As for daily story work, it is discussed every day at the same time in a "scrum." Agile evangelists insist it is not a status meeting but it is and they're stupid. Generally each person is working on a different story, or different subplots of the same story (which isn't an Agile term, thankfully) and if something that's committed looks like it won't get done now! now! now! then theoretically we can "swarm"on it. Because central to Agile methodology is the ideal that everyone on a team can do everything, like interchangeable cogs.

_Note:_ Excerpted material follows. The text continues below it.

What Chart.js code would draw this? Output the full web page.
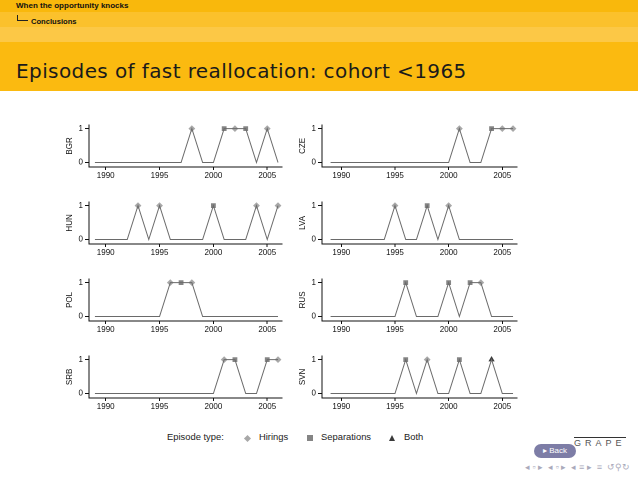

So that's what's wrong with Company A's process. And it gets worse because, as it's polluted with the faithful of Open Source, projects are done in a dozen different programming languages which makes any sort of reliable testing a nightmare. But they apply the same linear Programmer Think to the testing process - Step 1: Write Automation Test, Step 2: Run Automation Test, Step 3: Repeat. In theory, when these tests throw an error it indicates something that needs to be fixed. In practice, the emphasis is on creating tests and creating more tests and never doing any followup whatsoever.

Automated testing is useful and I wish it had existed at Company F, but there's no real point if no one ever regularly checks the results. Most of these tests fail every day and it's shrugged off as either "known bug" or "not my problem." Because no single dev has ownership of any of Company A's dozens of products and projects. That's one thing even the Company F devs got right - at least one of them took enough of a personal interest in some program or web application - or were assigned to do so - that analysts knew who to contact when something looked screwy. Company A has a third party bug tracker. And most of the bugs documented were found through manual testing. Or by customers. And still don't get addressed unless someone, somewhere, writes a story about them. Like "It was a dark and stormy night and my code is shit because I care more about posturing on Linux forums than I do about making a functional product."

Finally, there's training and documentation. Company F, for all its awfulness, did this really well. Everything was documented, if you didn't document you got a stern talking to, and all the documentation was both clear and easily accessible. Training, at least for analysts, was an in-depth one on one mentoring process that lasted the first full month on the job.

Training at Company A consists of either a "ramp up" story - which I never got - or training classes that address broad subjects and don't nearly prepare you for the actual work. They can't because every project has a team with its own "Best Practices" for doing things. This is all Agile's fault as it plays to the hippie-libertarian delusions of most programmers - "Everybody gets to do their own thing because freedom and free software and free porn at Pirate Bay!" And these Best Practices are documented on an equally ad hoc basis, if at all. The company wiki is bloated with information so out of date it references teams and projects that don't exist anymore! Actual Best Practices are more often than not team customs, which you can't possibly learn unless someone tells you. This isn't just sloppy and inefficient, it's how massive data fuck-ups happen.

This dysfunction isn't inherent to IT. Like I said, even Company F did some things right and a sysadmin who sits next to me doesn't buy into all the buzzword bullshit. And he's forever pulling his hair out, trying to maintain a server architecture that's been cobbled together by a dozen Open Source and Agile cultists. Who can't be contacted because no ownership and everyone moves between teams all the time, meaning we're constantly playing catch up and repeating work we didn't know already existed.

So that's why I'm pissed off all the time.